E, senza indietreggiare troppo con la memoria, ricordiamo certe nostre processioni pugliesi accompagnate dalle note del melodramma verista o pucciniano, addirittura, dove le Pasque sono di sangue e i Te Deum sono orchestrati da Scarpia sbirro e sporcaccione. Anche accompagnare con All’alba vincerò il barcollare della statua di San Pasquale si connota come avanguardia pura, sul piano teatrale. Non solo: è proprio questo sincretismo, spicciolo e un po’ abusivo, una prova, minuscola e pittoresca, ma pur sempre prova, della sinergia tra chiesa e stato che ha vivacchiato indenne sia nei dispotismi ottocenteschi, sia in quello truce e bieco del fascismo coi gerarchi ansanti alle calcagna di San Nicola, sia nella democrazia in cui viviamo, preghiamo, festeggiamo, sfiliamo, balliamo, leviamo i lieti calici perché il vino è generoso ed è generoso anche l’assessore che si ricandida.
Da un po’ di anni, dai tempi della Milano da bere, della Roma da mangiare, della Bari da arrostire a cominciare dal teatro, eccetera, le amministrazioni allargano le loro competenze nella vita ludica dei cittadini.

È vero, nelle innumerevoli campagne elettorali che hanno punteggiato la vita quotidiana dell’Italia del dopoguerra non si lesinava e i comitati elettorali, i cugini dei candidati, le cosche delle fazioni, gli amici degli amici hanno sempre largheggiato in feste e tripudi, giochi e lotterie, balli sull’aia e concorsi di miss pur di sostenere il fulgido destino dell’eleggendo. Ma, poi, non si è più aspettato il ricorso alle urne: sempre più spesso le amministrazioni locali si sono prodigate nell’attività di produzione di feste e spettacoli, gare sportive e concerti, festival di tutto e sagre di qualsiasi prodotto.
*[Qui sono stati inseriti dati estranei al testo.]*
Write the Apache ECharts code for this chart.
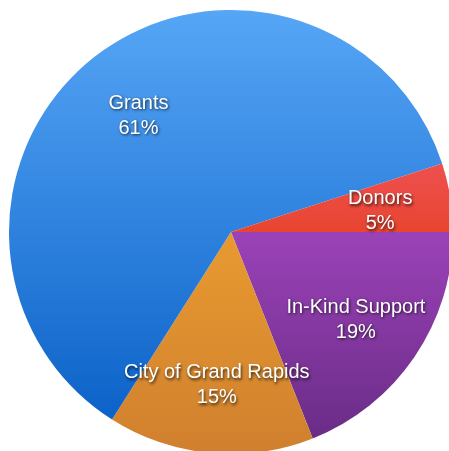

Ho rubricato una volta, poi mi è venuta la nausea per indigestione, sagre del carciofo, della cozza, del polpo, del fritto misto, dell’umile patata, dell’ottimo fungo cardoncello, della castagna, del fico secco, dei torcinelli, del gelato, della triglia, del gelato alla triglia, della salama da sugo, del prosciutto nel numero di tredici, della zampina, dello zampone, della zampetta, della zampogna. E potrei continuare con le sagre di centinaia di vini e liquori. Per non parlare della miriade di concorsi per volti e voci nuove per lo spettacolo. Tutto finanziato da comuni, provincie fino alla loro dipartita, regioni, aziende di soggiorno, comitati di feste patronali e pro-loco che, spesso, sono sostenuti da comuni, provincie, regioni.

È immane la quantità di feste, festival e festini musicali e goderecci, tersicorei e acrobatici, sportivi e ludici che promanano dall’instancabile attività di enti locali in cui, evidentemente, sbocciano talenti di show-producer ad ogni istante. Verrebbe da pensare che sia irresistibile la tentazione di sindaci, presidenti, assessori di diventare uomini e donne di spettacolo. Di tutte le competenze di un amministratore, quella dell’organizzare feste e spettacoli deve essere la più piacevole. Molti tirano fuori la scusa di promuovere il turismo, altri di voler alleviare la solitudine delle masse, altri ancora squadernano l’alibi culturale o artistico.

Notti bianche e colorate disseccano i bilanci, le piazze si riempiono a spese dei contribuenti e i cittadini si vedono togliere anche la gioia di inventare coi propri comodi e gusti il modo di festeggiare. Ci pensa il podestà. E se lasciassimo fare ai cittadini? Forse sarebbe più serio, proficuo ed economico. Basterebbe agevolare gli artisti, gli imprenditori e i professionisti del campo riaprendo i teatri e spianando loro la strada dei regolamenti e dei legacci burocratici e le piazze dal traffico. E che la festa cominci. L’assessore è invitato.